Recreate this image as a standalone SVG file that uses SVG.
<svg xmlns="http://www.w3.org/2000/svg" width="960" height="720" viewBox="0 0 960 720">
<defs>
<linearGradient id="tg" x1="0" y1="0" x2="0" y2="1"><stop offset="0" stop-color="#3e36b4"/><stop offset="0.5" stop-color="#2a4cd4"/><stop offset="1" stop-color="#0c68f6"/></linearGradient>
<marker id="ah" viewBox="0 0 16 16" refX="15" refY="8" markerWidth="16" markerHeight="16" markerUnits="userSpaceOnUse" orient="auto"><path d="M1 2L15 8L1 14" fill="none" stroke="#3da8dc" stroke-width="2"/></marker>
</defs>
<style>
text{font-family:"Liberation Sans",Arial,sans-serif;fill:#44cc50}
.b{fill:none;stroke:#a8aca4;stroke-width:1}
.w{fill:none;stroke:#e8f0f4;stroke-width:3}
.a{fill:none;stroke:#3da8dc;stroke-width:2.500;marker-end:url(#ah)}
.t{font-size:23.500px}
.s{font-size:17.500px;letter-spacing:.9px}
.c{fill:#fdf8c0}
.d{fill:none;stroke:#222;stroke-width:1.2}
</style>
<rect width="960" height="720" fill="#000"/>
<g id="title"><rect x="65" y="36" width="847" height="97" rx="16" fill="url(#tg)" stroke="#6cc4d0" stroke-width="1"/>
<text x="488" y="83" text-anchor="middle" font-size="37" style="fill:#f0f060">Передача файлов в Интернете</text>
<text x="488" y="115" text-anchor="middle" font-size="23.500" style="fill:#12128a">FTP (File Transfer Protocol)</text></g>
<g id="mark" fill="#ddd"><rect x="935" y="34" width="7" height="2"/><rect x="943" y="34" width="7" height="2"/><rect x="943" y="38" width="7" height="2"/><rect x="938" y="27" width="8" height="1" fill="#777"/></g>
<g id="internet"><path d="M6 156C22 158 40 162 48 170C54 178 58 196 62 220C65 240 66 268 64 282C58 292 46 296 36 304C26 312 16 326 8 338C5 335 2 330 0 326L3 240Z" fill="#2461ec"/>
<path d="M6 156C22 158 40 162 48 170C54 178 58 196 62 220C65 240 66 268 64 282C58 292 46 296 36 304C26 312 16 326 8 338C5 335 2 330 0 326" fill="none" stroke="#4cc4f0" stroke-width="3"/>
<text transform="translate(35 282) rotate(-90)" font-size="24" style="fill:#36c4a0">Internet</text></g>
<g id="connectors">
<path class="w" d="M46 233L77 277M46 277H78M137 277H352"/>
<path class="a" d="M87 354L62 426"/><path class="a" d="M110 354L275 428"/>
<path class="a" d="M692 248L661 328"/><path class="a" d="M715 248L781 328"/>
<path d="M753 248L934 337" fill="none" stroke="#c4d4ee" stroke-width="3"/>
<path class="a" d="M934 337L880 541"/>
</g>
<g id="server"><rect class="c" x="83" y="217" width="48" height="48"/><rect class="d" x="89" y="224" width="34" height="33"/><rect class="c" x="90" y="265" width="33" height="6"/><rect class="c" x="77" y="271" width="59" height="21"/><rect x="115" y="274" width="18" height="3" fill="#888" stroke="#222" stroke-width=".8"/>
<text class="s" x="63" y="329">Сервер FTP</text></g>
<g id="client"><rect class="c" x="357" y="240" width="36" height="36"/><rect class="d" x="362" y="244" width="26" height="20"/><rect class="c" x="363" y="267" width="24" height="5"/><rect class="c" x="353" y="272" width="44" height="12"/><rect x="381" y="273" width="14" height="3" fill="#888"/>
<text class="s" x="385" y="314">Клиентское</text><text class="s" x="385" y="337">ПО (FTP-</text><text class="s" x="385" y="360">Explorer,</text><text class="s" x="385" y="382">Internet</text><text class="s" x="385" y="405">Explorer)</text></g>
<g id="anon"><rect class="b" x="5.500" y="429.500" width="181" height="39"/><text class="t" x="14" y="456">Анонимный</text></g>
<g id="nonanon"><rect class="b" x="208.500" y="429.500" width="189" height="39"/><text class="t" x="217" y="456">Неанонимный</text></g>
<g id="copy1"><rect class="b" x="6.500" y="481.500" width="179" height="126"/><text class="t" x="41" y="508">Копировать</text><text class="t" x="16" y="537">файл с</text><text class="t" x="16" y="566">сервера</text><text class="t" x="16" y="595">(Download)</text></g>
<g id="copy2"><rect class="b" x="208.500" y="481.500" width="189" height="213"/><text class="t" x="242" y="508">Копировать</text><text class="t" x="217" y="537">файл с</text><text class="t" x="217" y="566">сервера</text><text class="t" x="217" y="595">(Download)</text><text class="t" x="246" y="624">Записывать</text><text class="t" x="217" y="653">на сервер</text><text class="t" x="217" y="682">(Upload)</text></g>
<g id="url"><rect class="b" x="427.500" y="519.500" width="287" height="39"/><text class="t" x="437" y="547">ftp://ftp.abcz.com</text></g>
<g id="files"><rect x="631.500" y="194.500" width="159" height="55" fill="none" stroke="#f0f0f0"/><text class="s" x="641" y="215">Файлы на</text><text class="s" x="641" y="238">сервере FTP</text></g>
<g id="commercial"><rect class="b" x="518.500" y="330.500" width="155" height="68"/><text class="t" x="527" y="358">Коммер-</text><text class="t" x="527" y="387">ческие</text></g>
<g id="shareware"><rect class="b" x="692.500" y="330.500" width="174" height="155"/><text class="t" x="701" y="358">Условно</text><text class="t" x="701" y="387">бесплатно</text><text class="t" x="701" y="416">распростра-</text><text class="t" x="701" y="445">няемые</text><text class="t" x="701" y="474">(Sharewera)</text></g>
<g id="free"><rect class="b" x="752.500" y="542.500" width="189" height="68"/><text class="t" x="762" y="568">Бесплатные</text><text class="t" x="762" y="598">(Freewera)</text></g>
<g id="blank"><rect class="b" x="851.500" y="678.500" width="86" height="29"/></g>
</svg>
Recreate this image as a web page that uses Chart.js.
○ ○ ○ ○ ○ ○ ○
INSTRUCTIONS TO FOLLOW
Retype the data in full and match it exactly.

OUTPUT OF THE EXERCISE
Recreate this image as a standalone SVG file that uses SVG.
<svg xmlns="http://www.w3.org/2000/svg" width="960" height="720" viewBox="0 0 960 720">
<defs>
<linearGradient id="tg" x1="0" y1="0" x2="0" y2="1"><stop offset="0" stop-color="#3e36b4"/><stop offset="0.5" stop-color="#2a4cd4"/><stop offset="1" stop-color="#0c68f6"/></linearGradient>
<marker id="ah" viewBox="0 0 16 16" refX="15" refY="8" markerWidth="16" markerHeight="16" markerUnits="userSpaceOnUse" orient="auto"><path d="M1 2L15 8L1 14" fill="none" stroke="#3da8dc" stroke-width="2"/></marker>
</defs>
<style>
text{font-family:"Liberation Sans",Arial,sans-serif;fill:#44cc50}
.b{fill:none;stroke:#a8aca4;stroke-width:1}
.w{fill:none;stroke:#e8f0f4;stroke-width:3}
.a{fill:none;stroke:#3da8dc;stroke-width:2.500;marker-end:url(#ah)}
.t{font-size:23.500px}
.s{font-size:17.500px;letter-spacing:.9px}
.c{fill:#fdf8c0}
.d{fill:none;stroke:#222;stroke-width:1.2}
</style>
<rect width="960" height="720" fill="#000"/>
<g id="title"><rect x="65" y="36" width="847" height="97" rx="16" fill="url(#tg)" stroke="#6cc4d0" stroke-width="1"/>
<text x="488" y="83" text-anchor="middle" font-size="37" style="fill:#f0f060">Передача файлов в Интернете</text>
<text x="488" y="115" text-anchor="middle" font-size="23.500" style="fill:#12128a">FTP (File Transfer Protocol)</text></g>
<g id="mark" fill="#ddd"><rect x="935" y="34" width="7" height="2"/><rect x="943" y="34" width="7" height="2"/><rect x="943" y="38" width="7" height="2"/><rect x="938" y="27" width="8" height="1" fill="#777"/></g>
<g id="internet"><path d="M6 156C22 158 40 162 48 170C54 178 58 196 62 220C65 240 66 268 64 282C58 292 46 296 36 304C26 312 16 326 8 338C5 335 2 330 0 326L3 240Z" fill="#2461ec"/>
<path d="M6 156C22 158 40 162 48 170C54 178 58 196 62 220C65 240 66 268 64 282C58 292 46 296 36 304C26 312 16 326 8 338C5 335 2 330 0 326" fill="none" stroke="#4cc4f0" stroke-width="3"/>
<text transform="translate(35 282) rotate(-90)" font-size="24" style="fill:#36c4a0">Internet</text></g>
<g id="connectors">
<path class="w" d="M46 233L77 277M46 277H78M137 277H352"/>
<path class="a" d="M87 354L62 426"/><path class="a" d="M110 354L275 428"/>
<path class="a" d="M692 248L661 328"/><path class="a" d="M715 248L781 328"/>
<path d="M753 248L934 337" fill="none" stroke="#c4d4ee" stroke-width="3"/>
<path class="a" d="M934 337L880 541"/>
</g>
<g id="server"><rect class="c" x="83" y="217" width="48" height="48"/><rect class="d" x="89" y="224" width="34" height="33"/><rect class="c" x="90" y="265" width="33" height="6"/><rect class="c" x="77" y="271" width="59" height="21"/><rect x="115" y="274" width="18" height="3" fill="#888" stroke="#222" stroke-width=".8"/>
<text class="s" x="63" y="329">Сервер FTP</text></g>
<g id="client"><rect class="c" x="357" y="240" width="36" height="36"/><rect class="d" x="362" y="244" width="26" height="20"/><rect class="c" x="363" y="267" width="24" height="5"/><rect class="c" x="353" y="272" width="44" height="12"/><rect x="381" y="273" width="14" height="3" fill="#888"/>
<text class="s" x="385" y="314">Клиентское</text><text class="s" x="385" y="337">ПО (FTP-</text><text class="s" x="385" y="360">Explorer,</text><text class="s" x="385" y="382">Internet</text><text class="s" x="385" y="405">Explorer)</text></g>
<g id="anon"><rect class="b" x="5.500" y="429.500" width="181" height="39"/><text class="t" x="14" y="456">Анонимный</text></g>
<g id="nonanon"><rect class="b" x="208.500" y="429.500" width="189" height="39"/><text class="t" x="217" y="456">Неанонимный</text></g>
<g id="copy1"><rect class="b" x="6.500" y="481.500" width="179" height="126"/><text class="t" x="41" y="508">Копировать</text><text class="t" x="16" y="537">файл с</text><text class="t" x="16" y="566">сервера</text><text class="t" x="16" y="595">(Download)</text></g>
<g id="copy2"><rect class="b" x="208.500" y="481.500" width="189" height="213"/><text class="t" x="242" y="508">Копировать</text><text class="t" x="217" y="537">файл с</text><text class="t" x="217" y="566">сервера</text><text class="t" x="217" y="595">(Download)</text><text class="t" x="246" y="624">Записывать</text><text class="t" x="217" y="653">на сервер</text><text class="t" x="217" y="682">(Upload)</text></g>
<g id="url"><rect class="b" x="427.500" y="519.500" width="287" height="39"/><text class="t" x="437" y="547">ftp://ftp.abcz.com</text></g>
<g id="files"><rect x="631.500" y="194.500" width="159" height="55" fill="none" stroke="#f0f0f0"/><text class="s" x="641" y="215">Файлы на</text><text class="s" x="641" y="238">сервере FTP</text></g>
<g id="commercial"><rect class="b" x="518.500" y="330.500" width="155" height="68"/><text class="t" x="527" y="358">Коммер-</text><text class="t" x="527" y="387">ческие</text></g>
<g id="shareware"><rect class="b" x="692.500" y="330.500" width="174" height="155"/><text class="t" x="701" y="358">Условно</text><text class="t" x="701" y="387">бесплатно</text><text class="t" x="701" y="416">распростра-</text><text class="t" x="701" y="445">няемые</text><text class="t" x="701" y="474">(Sharewera)</text></g>
<g id="free"><rect class="b" x="752.500" y="542.500" width="189" height="68"/><text class="t" x="762" y="568">Бесплатные</text><text class="t" x="762" y="598">(Freewera)</text></g>
<g id="blank"><rect class="b" x="851.500" y="678.500" width="86" height="29"/></g>
</svg>
Recreate this image as a web page that uses Chart.js.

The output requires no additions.